Uber’s Own Numbers Show It’s Making Traffic Worse
Uber blasted out an Excel spreadsheet to reporters this morning, accompanied by a story and editorial in the Daily News, with data providing a snapshot of how many Uber vehicles are on Manhattan streets south of 59th Street, New York’s central business district. While Uber claims the data shows its vehicles aren’t responsible for congestion in the city core, transportation analyst Charles Komanoff has crunched Uber’s own numbers and estimates that the service has actually reduced traffic speeds in the central business district by about 8 percent.
Uber’s data dump [XLS] released hourly information on the number of pickups and drivers below 59th Street and in the rest of the city between May 31 and July 19. It used that data to calculate the number of Uber vehicles in the central business district, where half of the company’s trips originate. Between 7 a.m. and 7 p.m., there were an average of 1,904 Uber cars on the road below 59th Street.
That seems like a small number at first glance, and Uber highlights that fact by proclaiming it “is not the source of Manhattan congestion.” But the question isn’t whether Uber is the root cause of all congestion — it’s whether Uber is making the current traffic situation worse.
So how do 1,904 for-hire cars circulating the congested Manhattan core actually affect traffic? To answer the question, Streetsblog turned to Komanoff, whose “Balanced Transportation Analyzer” [XLS] models the impact of toll proposals and other changes to city traffic. Uber’s data release provides more detailed information than what was previously available to the public.
The volume of Ubers is similar to the 2,000 yellow taxi medallions the Bloomberg administration proposed to auction off in 2012, which Komanoff calculated would make average traffic speeds 12 percent worse. To understand what happens to Manhattan traffic with 1,900 Ubers in the mix, Komanoff adjusted his model in a couple of key ways to account for the fact that each Uber vehicle likely affects Manhattan traffic less than each yellow cab.
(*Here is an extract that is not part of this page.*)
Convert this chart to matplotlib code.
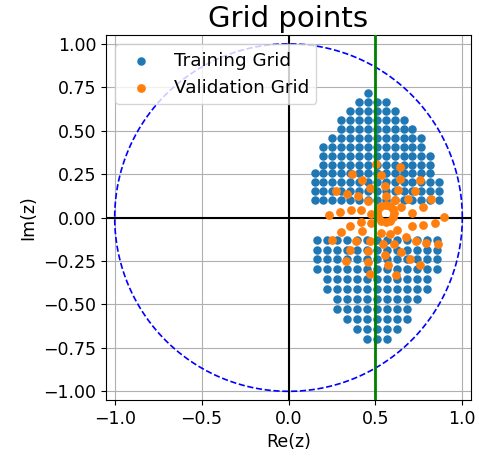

He assumes that while Uber trips cover as much distance as yellow taxi trips, the app-based vehicles cruise half as much as yellows, which spend about 35 percent of their total miles looking for fares. He also assumes that a quarter of Uber trips would otherwise have been taken as yellow cabs.
Even with those tweaks in Uber’s favor, Komanoff estimates that having 1,900 Ubers in the city’s core between 7 a.m. and 7 p.m. reduces average travel speeds by 7.7 percent. Without the favorable assumptions, that number jumps to 12 percent.
“Uber is entering a system of vehicles — cars, trucks, cabs, buses — which had settled into a more or less stable level of congestion. The Uber vehicles perturb that system,” Komanoff wrote.
Uber “isn’t totally wrong” to claim that it is not responsible for Manhattan congestion, Komanoff noted. “But that’s the wrong question,” he wrote. “The question before the City Council is: Is Uber the source (or a leading source) of the increase in Manhattan congestion? The answer is assuredly: Yes.”
Correction, 4:17 p.m.: After publication, Komanoff emailed Streetsblog with a revised estimate of Uber’s impact on CBD traffic speeds — a 7.7 percent reduction, not 9 percent, as originally reported. The post has been updated to reflect the revised estimate.